Do not repeat pictures. Repeat exactly the lines of the listing below from its first line through the line with "Chart.register(...registerables);".

####################

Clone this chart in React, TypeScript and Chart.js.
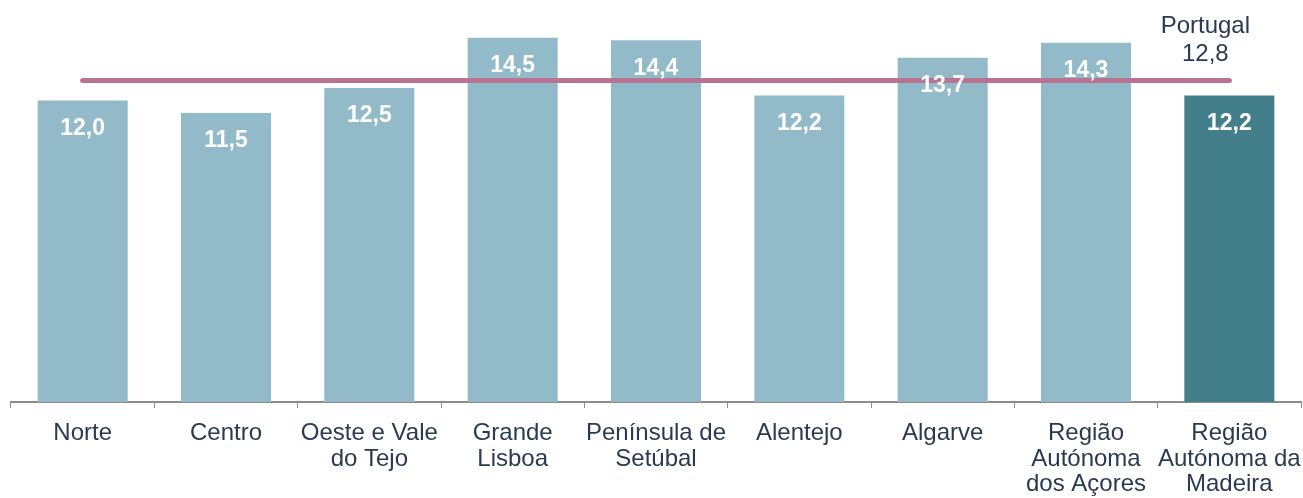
import React, { useEffect, useRef } from "react";
import { Chart, registerables } from "chart.js";

Chart.register(...registerables);

const categories: (string | string[])[] = [
  "Norte",
  "Centro",
  ["Oeste e Vale", "do Tejo"],
  ["Grande", "Lisboa"],
  ["Península de", "Setúbal"],
  "Alentejo",
  "Algarve",
  ["Região", "Autónoma", "dos Açores"],
  ["Região", "Autónoma da", "Madeira"],
];
const values = [12.0, 11.5, 12.5, 14.5, 14.4, 12.2, 13.7, 14.3, 12.2];
const portugalValue = 12.8;
const portugalLabel = "Portugal";
const barColors = [
  "#93bac8", "#93bac8", "#93bac8", "#93bac8", "#93bac8",
  "#93bac8", "#93bac8", "#93bac8", "#427f8a",
];

const FONT = "'Liberation Sans', Arial, sans-serif";
const fmt = (v: number) => v.toFixed(1).replace(".", ",");

export default function App() {
  const ref = useRef<HTMLCanvasElement>(null);
  useEffect(() => {
    document.body.style.margin = "0";
    const labelsPlugin = {
      id: "labels",
      afterDatasetsDraw(chart: any) {
        const ctx = chart.ctx;
        const meta = chart.getDatasetMeta(0);
        ctx.save();
        ctx.fillStyle = "#ffffff";
        ctx.font = `bold 23px ${FONT}`;
        ctx.textAlign = "center";
        ctx.textBaseline = "middle";
        meta.data.forEach((el: any, i: number) => {
          ctx.fillText(fmt(values[i]), el.x, el.y + 28);
        });
        const lm = chart.getDatasetMeta(1);
        const last = lm.data[lm.data.length - 1];
        ctx.fillStyle = "#2a3a50";
        ctx.font = `24px ${FONT}`;
        ctx.fillText(portugalLabel, last.x - 24, 26);
        ctx.fillText(fmt(portugalValue), last.x - 24, 54);
        ctx.restore();
      },
    };
    const chart = new Chart(ref.current!, {
      data: {
        labels: categories,
        datasets: [
          {
            type: "bar",
            data: values,
            backgroundColor: barColors,
            categoryPercentage: 1,
            barPercentage: 0.628,
            order: 1,
          },
          {
            type: "line",
            data: categories.map(() => portugalValue),
            borderColor: "#b7738f",
            borderWidth: 5,
            borderCapStyle: "round",
            pointRadius: 0,
            order: 0,
          },
        ],
      } as any,
      options: {
        animation: false,
        responsive: false,
        layout: { padding: { left: 11, right: 2, top: 0, bottom: 0 } },
        plugins: { legend: { display: false }, tooltip: { enabled: false } },
        scales: {
          x: {
            offset: true,
            afterFit: (scale: any) => {
              scale.height = 96;
              scale.paddingLeft = 0;
              scale.paddingRight = 0;
            },
            grid: {
              display: true,
              drawOnChartArea: false,
              drawTicks: true,
              tickLength: 6,
              color: "#8c8c8c",
              offset: true,
            },
            border: { color: "#8c8c8c", width: 2 },
            ticks: {
              color: "#2a3a50",
              font: { family: FONT, size: 24, lineHeight: 1.06 },
              padding: 13,
              maxRotation: 0,
              autoSkip: false,
            },
          },
          y: { display: false, min: 0, max: 16 },
        },
      } as any,
      plugins: [labelsPlugin],
    });
    return () => chart.destroy();
  }, []);
  return (
    <div style={{ position: "absolute", left: 0, top: 0, width: 1303, height: 498 }}>
      <canvas ref={ref} width={1303} height={498} />
    </div>
  );
}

####################

_Result_.
Clone this chart in React, TypeScript and Chart.js.
import React, { useEffect, useRef } from "react";
import { Chart, registerables } from "chart.js";

Chart.register(...registerables);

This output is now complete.